Zero Trust Security for Cloud-Native Teams

"Trust nothing by default" sounds harsh, but it's becoming the baseline for companies running serious workloads in the cloud.

Old security models assumed a cozy office network and a clear perimeter. Cloud and remote work blew that up. Zero trust basically means verify every user, device, and service every time — no free pass just because someone's "inside the VPN."

Identity is the new perimeter. SSO, MFA, and short-lived tokens replace long-lived passwords scattered across systems. Role-based access keeps people scoped to what they need; just-in-time elevation grants extra permissions for a limited window instead of handing out admin keys permanently.
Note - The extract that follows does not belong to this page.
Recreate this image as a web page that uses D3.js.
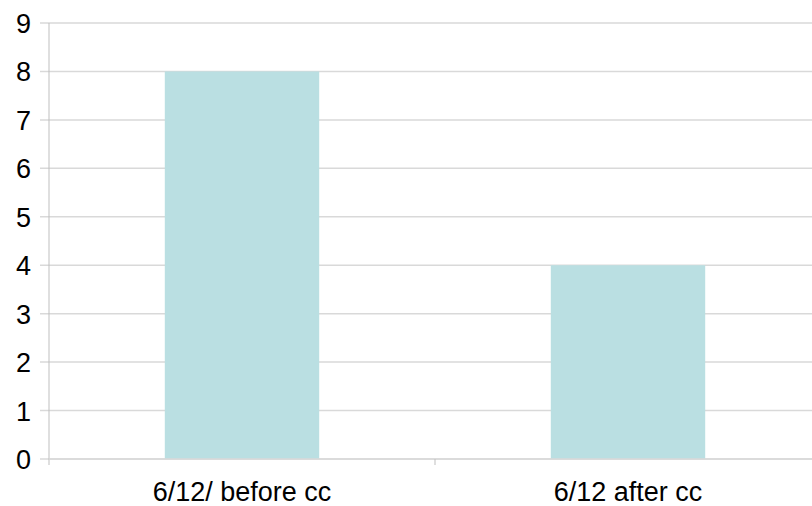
<!DOCTYPE html>
<html>
<head>
<meta charset="utf-8">
<script src="https://cdn.jsdelivr.net/npm/d3@7"></script>
<style>
  body { margin: 0; background: #fff; }
  svg text { font-family: "Liberation Sans", Arial, sans-serif; fill: #000; }
</style>
</head>
<body>
<svg id="viz"></svg>
<script>
var width = 812;
var height = 506;

// data
var categories = ["6/12/ before cc", "6/12 after cc"];
var values = [8, 4];
var yTicks = [0, 1, 2, 3, 4, 5, 6, 7, 8, 9];

var plotLeft = 49, plotRight = 821, plotTop = 23, plotBottom = 459;

var svg = d3.select("#viz")
  .attr("width", width)
  .attr("height", height);

var x = d3.scaleBand()
  .domain(categories)
  .range([plotLeft, plotRight])
  .padding(0);

var y = d3.scaleLinear()
  .domain([0, 9])
  .range([plotBottom, plotTop]);

// gridlines
svg.append("g")
  .selectAll("line")
  .data(yTicks)
  .enter().append("line")
  .attr("x1", plotLeft - 9)
  .attr("x2", width)
  .attr("y1", function(d) { return y(d); })
  .attr("y2", function(d) { return y(d); })
  .attr("stroke", "#d9d9d9")
  .attr("stroke-width", 1.5);

// bars
var barW = x.bandwidth() * 0.4;
svg.append("g")
  .selectAll("rect")
  .data(values)
  .enter().append("rect")
  .attr("x", function(d, i) { return x(categories[i]) + (x.bandwidth() - barW) / 2; })
  .attr("y", function(d) { return y(d); })
  .attr("width", barW)
  .attr("height", function(d) { return y(0) - y(d); })
  .attr("fill", "#badfe2");

// y axis line
svg.append("line")
  .attr("x1", plotLeft).attr("x2", plotLeft)
  .attr("y1", plotTop).attr("y2", plotBottom + 6)
  .attr("stroke", "#bfbfbf")
  .attr("stroke-width", 1);

// x axis line
svg.append("line")
  .attr("x1", plotLeft).attr("x2", width)
  .attr("y1", plotBottom).attr("y2", plotBottom)
  .attr("stroke", "#d9d9d9")
  .attr("stroke-width", 1.5);

// x category separators
svg.append("g")
  .selectAll("line")
  .data(categories.slice(1))
  .enter().append("line")
  .attr("x1", function(d) { return x(d); })
  .attr("x2", function(d) { return x(d); })
  .attr("y1", plotBottom)
  .attr("y2", plotBottom + 6)
  .attr("stroke", "#bfbfbf");

// y labels
svg.append("g")
  .selectAll("text")
  .data(yTicks)
  .enter().append("text")
  .attr("x", 31)
  .attr("y", function(d) { return y(d) + 10; })
  .attr("text-anchor", "end")
  .style("font-size", "27px")
  .text(function(d) { return d; });

// x labels
svg.append("g")
  .selectAll("text")
  .data(categories)
  .enter().append("text")
  .attr("x", function(d) { return x(d) + x.bandwidth() / 2; })
  .attr("y", 501)
  .attr("text-anchor", "middle")
  .style("font-size", "27px")
  .text(function(d) { return d; });
</script>
</body>
</html>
Micro-segmentation limits blast radius inside your infrastructure. Services talk through defined policies — not open east-west traffic where one compromised container can wander everywhere. Network policies in Kubernetes, security groups in AWS, and service meshes help enforce that at different layers.

Secrets management is non-negotiable. API keys and database passwords don't belong in repos or Slack. Vault, cloud-native secret stores, and automated rotation cut down the "we leaked a key in a public GitHub repo" incidents that still happen embarrassingly often.

Logging and auditing tie it together. If you can't see who accessed what, you can't investigate breaches or prove compliance. Centralize auth logs, alert on unusual patterns, and run tabletop exercises so on-call isn't learning the incident process during an actual incident.

Zero trust isn't a product you buy once — it's a pile of practices that accumulate. Start with MFA everywhere, least-privilege IAM, and secrets out of code. Add segmentation and continuous verification as you mature. Perfect is unrealistic; better than last quarter is achievable.